* EXERCISE GOAL
Copy out the listing in full, exactly as written, but not its pictures.

** BEGIN **

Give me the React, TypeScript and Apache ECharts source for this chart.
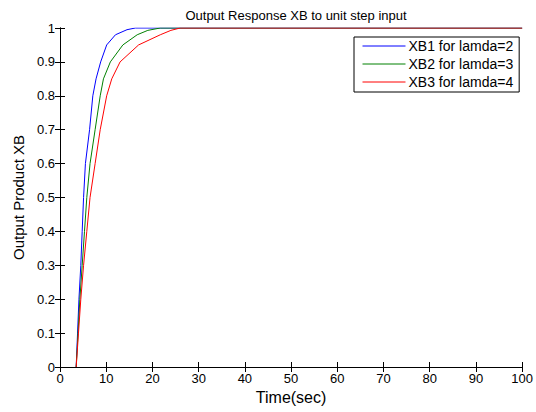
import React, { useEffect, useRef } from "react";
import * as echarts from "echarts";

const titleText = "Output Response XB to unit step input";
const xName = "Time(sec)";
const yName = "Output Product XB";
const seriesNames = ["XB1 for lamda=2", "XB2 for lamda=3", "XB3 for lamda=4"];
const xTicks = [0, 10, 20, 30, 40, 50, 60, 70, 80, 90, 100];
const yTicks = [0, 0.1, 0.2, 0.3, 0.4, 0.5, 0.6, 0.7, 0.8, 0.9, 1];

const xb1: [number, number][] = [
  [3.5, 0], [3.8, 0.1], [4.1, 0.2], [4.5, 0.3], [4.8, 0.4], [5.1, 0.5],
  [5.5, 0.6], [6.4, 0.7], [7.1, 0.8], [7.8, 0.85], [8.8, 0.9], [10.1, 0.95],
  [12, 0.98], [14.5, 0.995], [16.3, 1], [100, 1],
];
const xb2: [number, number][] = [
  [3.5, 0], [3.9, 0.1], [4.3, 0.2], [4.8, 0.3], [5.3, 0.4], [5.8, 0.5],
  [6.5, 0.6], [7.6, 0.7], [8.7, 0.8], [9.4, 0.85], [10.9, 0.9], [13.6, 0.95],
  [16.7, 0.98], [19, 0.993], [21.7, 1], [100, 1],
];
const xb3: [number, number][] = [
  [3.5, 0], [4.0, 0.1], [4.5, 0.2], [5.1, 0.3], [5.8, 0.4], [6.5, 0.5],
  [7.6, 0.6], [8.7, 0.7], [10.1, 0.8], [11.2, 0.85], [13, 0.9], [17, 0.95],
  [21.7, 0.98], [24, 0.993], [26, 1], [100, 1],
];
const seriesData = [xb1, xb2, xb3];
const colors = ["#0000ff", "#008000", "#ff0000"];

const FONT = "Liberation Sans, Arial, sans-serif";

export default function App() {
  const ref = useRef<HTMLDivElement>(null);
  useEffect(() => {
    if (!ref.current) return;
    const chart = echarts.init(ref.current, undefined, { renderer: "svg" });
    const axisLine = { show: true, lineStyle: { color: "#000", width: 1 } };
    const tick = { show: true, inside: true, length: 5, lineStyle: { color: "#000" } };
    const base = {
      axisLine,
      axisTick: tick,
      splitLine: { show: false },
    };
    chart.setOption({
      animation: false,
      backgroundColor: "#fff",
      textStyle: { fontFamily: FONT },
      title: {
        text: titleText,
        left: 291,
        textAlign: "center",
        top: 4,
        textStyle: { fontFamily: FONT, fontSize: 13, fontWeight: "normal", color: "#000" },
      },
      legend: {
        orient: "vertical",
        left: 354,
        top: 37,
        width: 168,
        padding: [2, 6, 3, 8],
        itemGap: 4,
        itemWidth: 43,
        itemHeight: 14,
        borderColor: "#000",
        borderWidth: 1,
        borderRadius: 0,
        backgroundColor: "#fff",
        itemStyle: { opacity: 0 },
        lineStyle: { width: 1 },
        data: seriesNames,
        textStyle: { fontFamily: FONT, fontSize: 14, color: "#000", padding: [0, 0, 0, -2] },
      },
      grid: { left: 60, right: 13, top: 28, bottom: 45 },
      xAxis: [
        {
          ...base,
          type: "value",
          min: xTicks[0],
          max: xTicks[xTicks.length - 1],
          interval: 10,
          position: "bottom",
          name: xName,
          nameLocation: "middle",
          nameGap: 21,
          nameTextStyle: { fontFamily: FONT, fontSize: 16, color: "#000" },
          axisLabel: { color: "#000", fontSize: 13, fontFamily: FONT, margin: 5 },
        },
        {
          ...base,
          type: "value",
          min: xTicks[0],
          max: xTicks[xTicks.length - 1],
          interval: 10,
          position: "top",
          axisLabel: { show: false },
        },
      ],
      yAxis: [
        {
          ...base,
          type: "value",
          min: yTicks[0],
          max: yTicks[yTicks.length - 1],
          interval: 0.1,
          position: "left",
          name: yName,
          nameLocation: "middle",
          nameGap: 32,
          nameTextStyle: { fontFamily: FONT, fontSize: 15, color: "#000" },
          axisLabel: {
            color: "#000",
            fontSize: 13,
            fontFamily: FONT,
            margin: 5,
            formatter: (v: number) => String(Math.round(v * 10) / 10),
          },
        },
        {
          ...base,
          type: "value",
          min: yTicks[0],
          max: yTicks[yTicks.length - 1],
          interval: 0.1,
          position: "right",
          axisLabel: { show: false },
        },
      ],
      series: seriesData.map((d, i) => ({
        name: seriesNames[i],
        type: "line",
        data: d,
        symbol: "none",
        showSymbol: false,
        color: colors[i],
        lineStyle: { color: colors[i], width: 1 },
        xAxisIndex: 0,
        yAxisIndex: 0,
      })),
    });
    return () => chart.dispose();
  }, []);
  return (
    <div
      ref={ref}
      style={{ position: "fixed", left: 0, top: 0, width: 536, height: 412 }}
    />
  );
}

** END **

* TASK RESULT
Give me the React, TypeScript and Apache ECharts source for this chart.
import React, { useEffect, useRef } from "react";
import * as echarts from "echarts";

const titleText = "Output Response XB to unit step input";
const xName = "Time(sec)";
const yName = "Output Product XB";
const seriesNames = ["XB1 for lamda=2", "XB2 for lamda=3", "XB3 for lamda=4"];
const xTicks = [0, 10, 20, 30, 40, 50, 60, 70, 80, 90, 100];
const yTicks = [0, 0.1, 0.2, 0.3, 0.4, 0.5, 0.6, 0.7, 0.8, 0.9, 1];

const xb1: [number, number][] = [
  [3.5, 0], [3.8, 0.1], [4.1, 0.2], [4.5, 0.3], [4.8, 0.4], [5.1, 0.5],
  [5.5, 0.6], [6.4, 0.7], [7.1, 0.8], [7.8, 0.85], [8.8, 0.9], [10.1, 0.95],
  [12, 0.98], [14.5, 0.995], [16.3, 1], [100, 1],
];
const xb2: [number, number][] = [
  [3.5, 0], [3.9, 0.1], [4.3, 0.2], [4.8, 0.3], [5.3, 0.4], [5.8, 0.5],
  [6.5, 0.6], [7.6, 0.7], [8.7, 0.8], [9.4, 0.85], [10.9, 0.9], [13.6, 0.95],
  [16.7, 0.98], [19, 0.993], [21.7, 1], [100, 1],
];
const xb3: [number, number][] = [
  [3.5, 0], [4.0, 0.1], [4.5, 0.2], [5.1, 0.3], [5.8, 0.4], [6.5, 0.5],
  [7.6, 0.6], [8.7, 0.7], [10.1, 0.8], [11.2, 0.85], [13, 0.9], [17, 0.95],
  [21.7, 0.98], [24, 0.993], [26, 1], [100, 1],
];
const seriesData = [xb1, xb2, xb3];
const colors = ["#0000ff", "#008000", "#ff0000"];

const FONT = "Liberation Sans, Arial, sans-serif";

export default function App() {
  const ref = useRef<HTMLDivElement>(null);
  useEffect(() => {
    if (!ref.current) return;
    const chart = echarts.init(ref.current, undefined, { renderer: "svg" });
    const axisLine = { show: true, lineStyle: { color: "#000", width: 1 } };
    const tick = { show: true, inside: true, length: 5, lineStyle: { color: "#000" } };
    const base = {
      axisLine,
      axisTick: tick,
      splitLine: { show: false },
    };
    chart.setOption({
      animation: false,
      backgroundColor: "#fff",
      textStyle: { fontFamily: FONT },
      title: {
        text: titleText,
        left: 291,
        textAlign: "center",
        top: 4,
        textStyle: { fontFamily: FONT, fontSize: 13, fontWeight: "normal", color: "#000" },
      },
      legend: {
        orient: "vertical",
        left: 354,
        top: 37,
        width: 168,
        padding: [2, 6, 3, 8],
        itemGap: 4,
        itemWidth: 43,
        itemHeight: 14,
        borderColor: "#000",
        borderWidth: 1,
        borderRadius: 0,
        backgroundColor: "#fff",
        itemStyle: { opacity: 0 },
        lineStyle: { width: 1 },
        data: seriesNames,
        textStyle: { fontFamily: FONT, fontSize: 14, color: "#000", padding: [0, 0, 0, -2] },
      },
      grid: { left: 60, right: 13, top: 28, bottom: 45 },
      xAxis: [
        {
          ...base,
          type: "value",
          min: xTicks[0],
          max: xTicks[xTicks.length - 1],
          interval: 10,
          position: "bottom",
          name: xName,
          nameLocation: "middle",
          nameGap: 21,
          nameTextStyle: { fontFamily: FONT, fontSize: 16, color: "#000" },
          axisLabel: { color: "#000", fontSize: 13, fontFamily: FONT, margin: 5 },
        },
        {
          ...base,
          type: "value",
          min: xTicks[0],
          max: xTicks[xTicks.length - 1],
          interval: 10,
          position: "top",
          axisLabel: { show: false },
        },
      ],
      yAxis: [
        {
          ...base,
          type: "value",
          min: yTicks[0],
          max: yTicks[yTicks.length - 1],
          interval: 0.1,
          position: "left",
          name: yName,
          nameLocation: "middle",
          nameGap: 32,
          nameTextStyle: { fontFamily: FONT, fontSize: 15, color: "#000" },
          axisLabel: {
            color: "#000",
            fontSize: 13,
            fontFamily: FONT,
            margin: 5,
            formatter: (v: number) => String(Math.round(v * 10) / 10),
          },
        },
        {
          ...base,
          type: "value",
          min: yTicks[0],
          max: yTicks[yTicks.length - 1],
          interval: 0.1,
          position: "right",
          axisLabel: { show: false },
        },
      ],
      series: seriesData.map((d, i) => ({
        name: seriesNames[i],
        type: "line",
        data: d,
        symbol: "none",
        showSymbol: false,
        color: colors[i],
        lineStyle: { color: colors[i], width: 1 },
        xAxisIndex: 0,
        yAxisIndex: 0,
      })),
    });
    return () => chart.dispose();
  }, []);
  return (
    <div
      ref={ref}
      style={{ position: "fixed", left: 0, top: 0, width: 536, height: 412 }}
    />
  );
}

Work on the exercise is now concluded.